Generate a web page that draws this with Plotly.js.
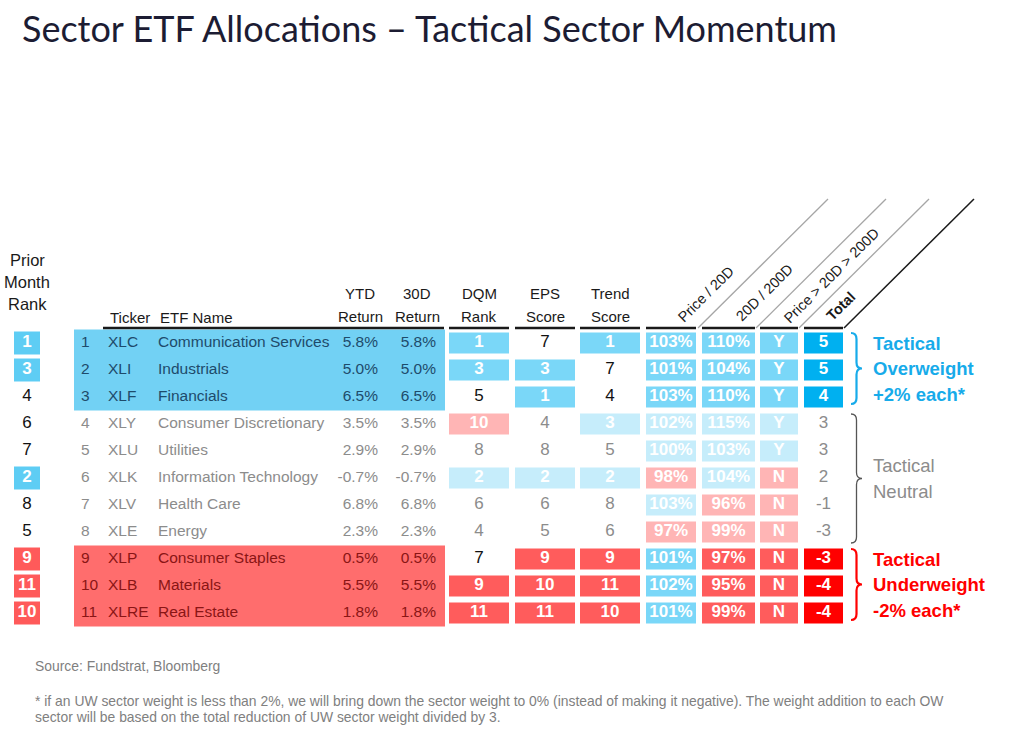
<!DOCTYPE html>
<html>
<head>
<meta charset="utf-8">
<script src="https://cdn.plot.ly/plotly-3.0.1.min.js"></script>
<style>html,body{margin:0;padding:0;background:#fff;}#chart{width:1024px;height:734px;}</style>
</head>
<body>
<div id="chart"></div>
<script>
// ---------------- DATA ----------------
const priorMonthRank = [1, 3, 4, 6, 7, 2, 8, 5, 9, 11, 10];
const currentRank    = [1, 2, 3, 4, 5, 6, 7, 8, 9, 10, 11];
const tickers = ['XLC', 'XLI', 'XLF', 'XLY', 'XLU', 'XLK', 'XLV', 'XLE', 'XLP', 'XLB', 'XLRE'];
const etfNames = ['Communication Services', 'Industrials', 'Financials', 'Consumer Discretionary',
  'Utilities', 'Information Technology', 'Health Care', 'Energy', 'Consumer Staples', 'Materials', 'Real Estate'];
const ytdReturn = [5.8, 5.0, 6.5, 3.5, 2.9, -0.7, 6.8, 2.3, 0.5, 5.5, 1.8];
const return30D = [5.8, 5.0, 6.5, 3.5, 2.9, -0.7, 6.8, 2.3, 0.5, 5.5, 1.8];
const dqmRank    = [1, 3, 5, 10, 8, 2, 6, 4, 7, 9, 11];
const epsScore   = [7, 3, 1, 4, 8, 2, 6, 5, 9, 10, 11];
const trendScore = [1, 7, 4, 3, 5, 2, 8, 6, 9, 11, 10];
const priceTo20D = [103, 101, 103, 102, 100, 98, 103, 97, 101, 102, 101];
const ma20To200D = [110, 104, 110, 115, 103, 104, 96, 99, 97, 95, 99];
const priceAbove = ['Y', 'Y', 'Y', 'Y', 'Y', 'N', 'N', 'N', 'N', 'N', 'N'];
const totalScore = [5, 5, 4, 3, 3, 2, -1, -3, -3, -4, -4];
const stance     = ['OW', 'OW', 'OW', 'N', 'N', 'N', 'N', 'N', 'UW', 'UW', 'UW'];
const titleText = 'Sector ETF Allocations \u2013 Tactical Sector Momentum';
const groupLabels = {
  OW: ['Tactical', 'Overweight', '+2% each*'],
  N:  ['Tactical', 'Neutral'],
  UW: ['Tactical', 'Underweight', '-2% each*']
};
const sourceNote = 'Source: Fundstrat, Bloomberg';
const footNote = ['* if an UW sector weight is less than 2%, we will bring down the sector weight to 0% (instead of making it negative). The weight addition to each OW',
  'sector will be based on the total reduction of UW sector weight divided by 3.'];

// ---------------- STYLE / LAYOUT CONSTANTS ----------------
const FONT = '"Liberation Sans", Arial, sans-serif';
const C = {
  blue: '#7AD7F8', lightBlue: '#C6EDFB', red: '#FF5C5C', pink: '#FFB5B5',
  priorBlue: '#5ECDF4', priorRed: '#FF5A5A', rectBlue: '#72D1F4', rectRed: '#FF6D6D',
  totBlue: '#00B0F0', totRed: '#FF0000', gray: '#8C8C8C', black: '#111111',
  owText: '#1E4B6B', uwText: '#8A1515', owLabel: '#17ABEA', uwLabel: '#FF0000'
};
const ROW0 = 343, ROWH = 27, BOXH = 21;
const cy = i => ROW0 + ROWH * i;

const shapes = [], annotations = [], traces = [];

// left group background rectangles
function groupRows(g) { const r = []; stance.forEach((s, i) => { if (s === g) r.push(i); }); return r; }
[['OW', C.rectBlue], ['UW', C.rectRed]].forEach(([g, col]) => {
  const r = groupRows(g);
  shapes.push({type: 'rect', xref: 'x', yref: 'y', x0: 74, x1: 445,
    y0: cy(r[0]) - 13.5, y1: cy(r[r.length - 1]) + 13.5, fillcolor: col, line: {width: 0}, layer: 'below'});
});

// prior month rank column
(function () {
  const xs = [], ys = [], tx = [], tc = [];
  priorMonthRank.forEach((v, i) => {
    let fill = null;
    if (v <= 3) fill = C.priorBlue; else if (v >= 9) fill = C.priorRed;
    if (fill) shapes.push({type: 'rect', xref: 'x', yref: 'y', x0: 14, x1: 40, y0: cy(i) - 11.5, y1: cy(i) + 11.5,
      fillcolor: fill, line: {width: 0}, layer: 'below'});
    xs.push(27); ys.push(cy(i));
    tx.push(fill ? '<b>' + v + '</b>' : String(v));
    tc.push(fill ? '#FFFFFF' : C.black);
  });
  traces.push({type: 'scatter', mode: 'text', x: xs, y: ys, text: tx, textposition: 'middle center',
    textfont: {family: FONT, size: 17, color: tc}, hoverinfo: 'skip', showlegend: false});
})();

// left block text
function leftColor(i) { return stance[i] === 'OW' ? C.owText : stance[i] === 'UW' ? C.uwText : C.gray; }
const fmtPct = v => v.toFixed(1) + '%';
[
  {vals: currentRank.map(String), x: 81, pos: 'middle right'},
  {vals: tickers, x: 108, pos: 'middle right'},
  {vals: etfNames, x: 158, pos: 'middle right'},
  {vals: ytdReturn.map(fmtPct), x: 378, pos: 'middle left'},
  {vals: return30D.map(fmtPct), x: 436, pos: 'middle left'}
].forEach(col => {
  traces.push({type: 'scatter', mode: 'text', x: col.vals.map(() => col.x), y: col.vals.map((_, i) => cy(i)),
    text: col.vals, textposition: col.pos,
    textfont: {family: FONT, size: 15.5, color: col.vals.map((_, i) => leftColor(i))},
    hoverinfo: 'skip', showlegend: false});
});

// score columns
const COLS = [
  {vals: dqmRank, kind: 'rank', x0: 449, x1: 509},
  {vals: epsScore, kind: 'rank', x0: 515, x1: 575},
  {vals: trendScore, kind: 'rank', x0: 580, x1: 640},
  {vals: priceTo20D, kind: 'pct', x0: 646, x1: 696},
  {vals: ma20To200D, kind: 'pct', x0: 702, x1: 755},
  {vals: priceAbove, kind: 'yn', x0: 760, x1: 798},
  {vals: totalScore, kind: 'total', x0: 804, x1: 843}
];
COLS.forEach(col => {
  const xs = [], ys = [], tx = [], tc = [];
  col.vals.forEach((v, i) => {
    const neutral = stance[i] === 'N';
    let good = false, bad = false;
    if (col.kind === 'rank') { good = v <= 3; bad = v >= 9; }
    else if (col.kind === 'pct') { good = v >= 100; bad = !good; }
    else if (col.kind === 'yn') { good = v === 'Y'; bad = !good; }
    let fill = null;
    if (col.kind === 'total') {
      if (stance[i] === 'OW') fill = C.totBlue; else if (stance[i] === 'UW') fill = C.totRed;
    } else if (good) fill = neutral ? C.lightBlue : C.blue;
    else if (bad) fill = neutral ? C.pink : C.red;
    if (fill) shapes.push({type: 'rect', xref: 'x', yref: 'y', x0: col.x0, x1: col.x1,
      y0: cy(i) - BOXH / 2, y1: cy(i) + BOXH / 2, fillcolor: fill, line: {width: 0}, layer: 'below'});
    const label = col.kind === 'pct' ? v + '%' : String(v);
    xs.push((col.x0 + col.x1) / 2); ys.push(cy(i));
    tx.push(fill ? '<b>' + label + '</b>' : label);
    tc.push(fill ? '#FFFFFF' : (neutral ? C.gray : C.black));
  });
  traces.push({type: 'scatter', mode: 'text', x: xs, y: ys, text: tx, textposition: 'middle center',
    textfont: {family: FONT, size: 17, color: tc}, hoverinfo: 'skip', showlegend: false});
  // header underline
  shapes.push({type: 'line', xref: 'x', yref: 'y', x0: col.x0, x1: col.x1, y0: 328, y1: 328,
    line: {color: '#1A1A1A', width: 2.5}});
});
shapes.push({type: 'line', xref: 'x', yref: 'y', x0: 103, x1: 444, y0: 328, y1: 328, line: {color: '#1A1A1A', width: 2.5}});

// diagonal header lines
[[698, '#A6A6A6', 1.3], [756, '#A6A6A6', 1.3], [799, '#A6A6A6', 1.3], [844, '#1A1A1A', 1.5]].forEach(([x, c, w]) => {
  shapes.push({type: 'line', xref: 'x', yref: 'y', x0: x, y0: 328, x1: x + 130, y1: 199, line: {color: c, width: w}});
});

// headers
function ann(text, x, y, opts) {
  annotations.push(Object.assign({xref: 'x', yref: 'y', x: x, y: y, text: text, showarrow: false,
    xanchor: 'center', yanchor: 'middle', font: {family: FONT, size: 15, color: '#1A1A1A'}}, opts || {}));
}
const bigHdr = {font: {family: FONT, size: 16.5, color: '#1A1A1A'}};
ann('Prior', 27, 260, bigHdr); ann('Month', 27, 282, bigHdr); ann('Rank', 27, 304, bigHdr);
ann('Ticker', 108, 317, {xanchor: 'left'}); ann('ETF Name', 158, 317, {xanchor: 'left'});
ann('YTD', 360, 293); ann('Return', 360, 316);
ann('30D', 417, 293); ann('Return', 417, 316);
ann('DQM', 479, 293); ann('Rank', 479, 316);
ann('EPS', 545, 293); ann('Score', 545, 316);
ann('Trend', 610, 293); ann('Score', 610, 316);
const diagFont = {family: FONT, size: 14.5, color: '#1A1A1A'};
ann('Price / 20D', 706, 294, {textangle: -45, font: diagFont});
ann('20D / 200D', 764, 293, {textangle: -45, font: diagFont});
ann('Price > 20D > 200D', 831, 276, {textangle: -45, font: diagFont});
ann('<b>Total</b>', 841, 306, {textangle: -45, font: diagFont});

// braces + group labels
function brace(top, bottom, color, width) {
  const mid = (top + bottom) / 2, xl = 851, xv = 856.5, xt = 862;
  return {type: 'path', xref: 'x', yref: 'y', line: {color: color, width: width},
    path: `M ${xl} ${top} Q ${xv} ${top} ${xv} ${top + 6} L ${xv} ${mid - 6} Q ${xv} ${mid} ${xt} ${mid} ` +
          `Q ${xv} ${mid} ${xv} ${mid + 6} L ${xv} ${bottom - 6} Q ${xv} ${bottom} ${xl} ${bottom}`};
}
const grpStyle = {
  OW: {color: C.owLabel, lw: 2.2, bold: true, size: 18.5},
  N:  {color: '#555555', lw: 1.3, bold: false, size: 18.5},
  UW: {color: C.uwLabel, lw: 2.2, bold: true, size: 18.5}
};
['OW', 'N', 'UW'].forEach(g => {
  const r = groupRows(g);
  const top = cy(r[0]) - 10, bottom = cy(r[r.length - 1]) + (g === 'N' ? 11 : 7);
  shapes.push(brace(top, bottom, grpStyle[g].color, grpStyle[g].lw));
  const labels = groupLabels[g];
  const mid = (top + bottom) / 2;
  labels.forEach((t, k) => {
    const y = mid + (k - (labels.length - 1) / 2) * 25.5;
    annotations.push({xref: 'x', yref: 'y', x: 871, y: y, text: grpStyle[g].bold ? '<b>' + t + '</b>' : t,
      showarrow: false, xanchor: 'left', yanchor: 'middle',
      font: {family: FONT, size: grpStyle[g].size, color: g === 'N' ? C.gray : grpStyle[g].color}});
  });
});

// footer
const footFont = {family: FONT, size: 13.9, color: '#808080'};
ann(sourceNote, 33, 666, {xanchor: 'left', font: footFont});
footNote.forEach((t, k) => ann(t, 33, 701 + 16 * k, {xanchor: 'left', font: footFont}));

const layout = {
  width: 1024, height: 734,
  margin: {l: 0, r: 0, t: 0, b: 0},
  paper_bgcolor: '#FFFFFF', plot_bgcolor: '#FFFFFF',
  title: {text: titleText, x: 22 / 1024, xanchor: 'left', xref: 'paper', y: 1 - 29 / 734, yanchor: 'middle', yref: 'container',
    font: {family: 'Lato, "Open Sans", sans-serif', size: 36, color: '#1C1C33'}},
  xaxis: {range: [0, 1024], visible: false, fixedrange: true},
  yaxis: {range: [734, 0], visible: false, fixedrange: true},
  shapes: shapes, annotations: annotations, showlegend: false
};
Plotly.newPlot('chart', traces, layout, {displayModeBar: false, staticPlot: true});
</script>
</body>
</html>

● **YOUR INSTRUCTIONS**
Reproduce only the lines from the beginning of the data through the line that contains "divided by 3.'];", both included, and please drop the pictures.

● **RESULT OF THIS EXERCISE**
Generate a web page that draws this with Plotly.js.
<!DOCTYPE html>
<html>
<head>
<meta charset="utf-8">
<script src="https://cdn.plot.ly/plotly-3.0.1.min.js"></script>
<style>html,body{margin:0;padding:0;background:#fff;}#chart{width:1024px;height:734px;}</style>
</head>
<body>
<div id="chart"></div>
<script>
// ---------------- DATA ----------------
const priorMonthRank = [1, 3, 4, 6, 7, 2, 8, 5, 9, 11, 10];
const currentRank    = [1, 2, 3, 4, 5, 6, 7, 8, 9, 10, 11];
const tickers = ['XLC', 'XLI', 'XLF', 'XLY', 'XLU', 'XLK', 'XLV', 'XLE', 'XLP', 'XLB', 'XLRE'];
const etfNames = ['Communication Services', 'Industrials', 'Financials', 'Consumer Discretionary',
  'Utilities', 'Information Technology', 'Health Care', 'Energy', 'Consumer Staples', 'Materials', 'Real Estate'];
const ytdReturn = [5.8, 5.0, 6.5, 3.5, 2.9, -0.7, 6.8, 2.3, 0.5, 5.5, 1.8];
const return30D = [5.8, 5.0, 6.5, 3.5, 2.9, -0.7, 6.8, 2.3, 0.5, 5.5, 1.8];
const dqmRank    = [1, 3, 5, 10, 8, 2, 6, 4, 7, 9, 11];
const epsScore   = [7, 3, 1, 4, 8, 2, 6, 5, 9, 10, 11];
const trendScore = [1, 7, 4, 3, 5, 2, 8, 6, 9, 11, 10];
const priceTo20D = [103, 101, 103, 102, 100, 98, 103, 97, 101, 102, 101];
const ma20To200D = [110, 104, 110, 115, 103, 104, 96, 99, 97, 95, 99];
const priceAbove = ['Y', 'Y', 'Y', 'Y', 'Y', 'N', 'N', 'N', 'N', 'N', 'N'];
const totalScore = [5, 5, 4, 3, 3, 2, -1, -3, -3, -4, -4];
const stance     = ['OW', 'OW', 'OW', 'N', 'N', 'N', 'N', 'N', 'UW', 'UW', 'UW'];
const titleText = 'Sector ETF Allocations \u2013 Tactical Sector Momentum';
const groupLabels = {
  OW: ['Tactical', 'Overweight', '+2% each*'],
  N:  ['Tactical', 'Neutral'],
  UW: ['Tactical', 'Underweight', '-2% each*']
};
const sourceNote = 'Source: Fundstrat, Bloomberg';
const footNote = ['* if an UW sector weight is less than 2%, we will bring down the sector weight to 0% (instead of making it negative). The weight addition to each OW',
  'sector will be based on the total reduction of UW sector weight divided by 3.'];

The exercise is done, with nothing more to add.